• **TASK MATERIAL**:
- - - - - - -

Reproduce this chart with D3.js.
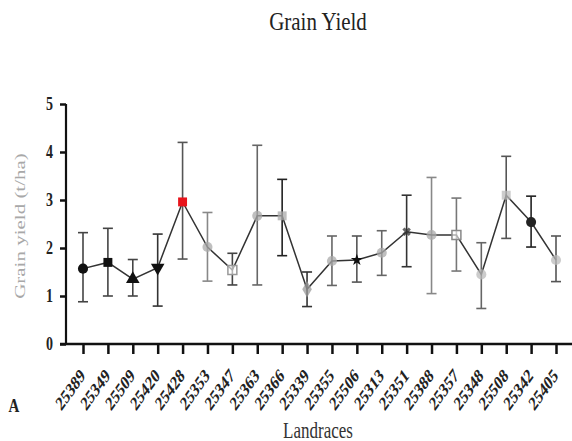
<!DOCTYPE html>
<html><head><meta charset="utf-8">
<script src="https://cdn.jsdelivr.net/npm/d3@7"></script>
<style>body{margin:0;background:#fff}svg{display:block} text{font-family:"Liberation Serif","Times New Roman",serif}</style>
</head><body>
<svg id="c" width="572" height="441"></svg>
<script>
const categories = ["25389","25349","25509","25420","25428","25353","25347","25363","25366","25339","25355","25506","25313","25351","25388","25357","25348","25508","25342","25405"];
const means = [1.57,1.70,1.35,1.59,2.96,2.02,1.54,2.67,2.67,1.14,1.73,1.75,1.90,2.34,2.27,2.27,1.45,3.10,2.54,1.75];
const upper = [2.32,2.41,1.76,2.29,4.20,2.74,1.89,4.14,3.43,1.50,2.25,2.25,2.36,3.10,3.47,3.04,2.11,3.91,3.08,2.25];
const lower = [0.88,1.00,1.00,0.79,1.77,1.31,1.23,1.23,1.84,0.78,1.22,1.29,1.43,1.61,1.05,1.52,0.74,2.20,2.02,1.30];
const markerShapes = ["circle","square","triangle","triangleDown","square","circle","squareOpen","circle","square","diamond","circle","star","circle","cross","circle","squareOpen","circle","square","circle","circle"];
const markerColors = ["#111","#111","#111","#111","#e8141b","#aaa","#999","#aaa","#aaa","#999","#aaa","#111","#aaa","#333","#aaa","#888","#bbb","#bbb","#222","#bbb"];
const barColors = ["#444","#444","#444","#333","#555","#888","#444","#666","#222","#333","#666","#555","#666","#333","#888","#777","#666","#555","#222","#555"];
const yTicks = [0,1,2,3,4,5];

const svg = d3.select("#c");
const serif = "'Liberation Serif','Times New Roman',serif";
const x = d3.scalePoint().domain(categories).range([83, 556]);
const y = d3.scaleLinear().domain([0,5]).range([344, 104]);

// Title
svg.append("text").attr("transform","translate(318,30) scale(1,1.15)").attr("text-anchor","middle")
  .style("font-family", serif).attr("font-size", 21).attr("fill","#222").text("Grain Yield");

// Y axis
const yAxis = svg.append("g").attr("transform","translate(66,0)")
  .call(d3.axisLeft(y).tickValues(yTicks).tickSize(6).tickPadding(7).tickFormat(d3.format("d")));
yAxis.attr("font-family", null);
yAxis.select(".domain").attr("stroke","#111").attr("stroke-width",2.2).attr("d","M0,104V344");
yAxis.selectAll(".tick line").attr("stroke","#111").attr("stroke-width",2.5);
yAxis.selectAll(".tick text").style("font-family",serif).attr("font-size",14).attr("font-weight","bold").attr("fill","#222")
  .attr("dy",null).attr("transform","translate(0,5) scale(1,1.3)");

// X axis
const xAxis = svg.append("g").attr("transform","translate(0,344)")
  .call(d3.axisBottom(x).tickSize(10).tickPadding(0));
xAxis.attr("font-family", null);
xAxis.select(".domain").attr("stroke","#111").attr("stroke-width",2.5).attr("d","M60,0H572");
xAxis.selectAll(".tick line").attr("stroke","#111").attr("stroke-width",2.5);
xAxis.selectAll(".tick text").style("font-family",serif).attr("font-size",14).attr("font-weight","bold").attr("fill","#222")
  .attr("text-anchor","end").attr("x",0).attr("y",0).attr("dy","0.35em")
  .attr("transform","translate(-1,28) scale(1,1.4) rotate(-45)");

// Axis labels
svg.append("text").attr("transform","translate(25,226) scale(1,1.4) rotate(-90)").attr("text-anchor","middle")
  .style("font-family",serif).attr("font-size",15).attr("fill","#a8a8a8").text("Grain yield (t/ha)");
svg.append("text").attr("transform","translate(318,438) scale(1,1.3)").attr("text-anchor","middle")
  .style("font-family",serif).attr("font-size",17).attr("fill","#333").text("Landraces");
svg.append("text").attr("transform","translate(14,412) scale(1,1.3)").attr("text-anchor","middle")
  .style("font-family",serif).attr("font-size",15).attr("font-weight","bold").attr("fill","#222").text("A");

// Error bars
const eb = svg.append("g");
categories.forEach((c,i)=>{
  const cx = x(c);
  const g = eb.append("g").attr("stroke", barColors[i]).attr("stroke-width",1.6);
  g.append("line").attr("x1",cx).attr("x2",cx).attr("y1",y(upper[i])).attr("y2",y(lower[i]));
  g.append("line").attr("x1",cx-5).attr("x2",cx+5).attr("y1",y(upper[i])).attr("y2",y(upper[i]));
  g.append("line").attr("x1",cx-5).attr("x2",cx+5).attr("y1",y(lower[i])).attr("y2",y(lower[i]));
});

// Line
const line = d3.line().x((d,i)=>x(categories[i])).y(d=>y(d));
svg.append("path").datum(means).attr("d",line).attr("fill","none").attr("stroke","#333").attr("stroke-width",1.5);

// Markers
const symMap = {circle:d3.symbolCircle, square:d3.symbolSquare, squareOpen:d3.symbolSquare, triangle:d3.symbolTriangle,
  triangleDown:d3.symbolTriangle, diamond:d3.symbolDiamond, star:d3.symbolStar, cross:d3.symbolCross};
categories.forEach((c,i)=>{
  const s = markerShapes[i];
  const size = (s==="star"||s==="cross") ? 45 : 80;
  const p = svg.append("path").attr("d", d3.symbol().type(symMap[s]).size(size)())
    .attr("transform", `translate(${x(c)},${y(means[i])})` + (s==="triangleDown" ? " rotate(180)" : "") + (s==="cross" ? " rotate(45)" : ""));
  if (s==="squareOpen") p.attr("fill","#fff").attr("fill-opacity",0.6).attr("stroke",markerColors[i]).attr("stroke-width",1.5);
  else p.attr("fill",markerColors[i]).attr("fill-opacity", markerColors[i]==="#111"||markerColors[i]==="#e8141b"||markerColors[i]==="#222"?1:0.75);
});
</script>
</body></html>
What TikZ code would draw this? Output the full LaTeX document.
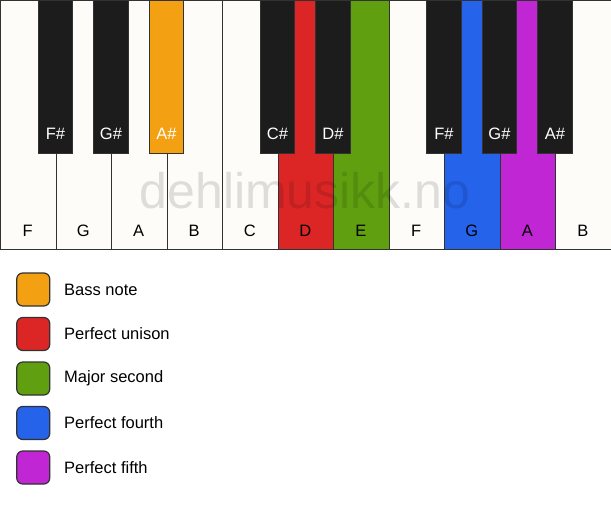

- - - - - - -

Of the lines in the material, how many contain the word "this"? Reply with the number and nothing else.

• **WORKED SOLUTION**:
2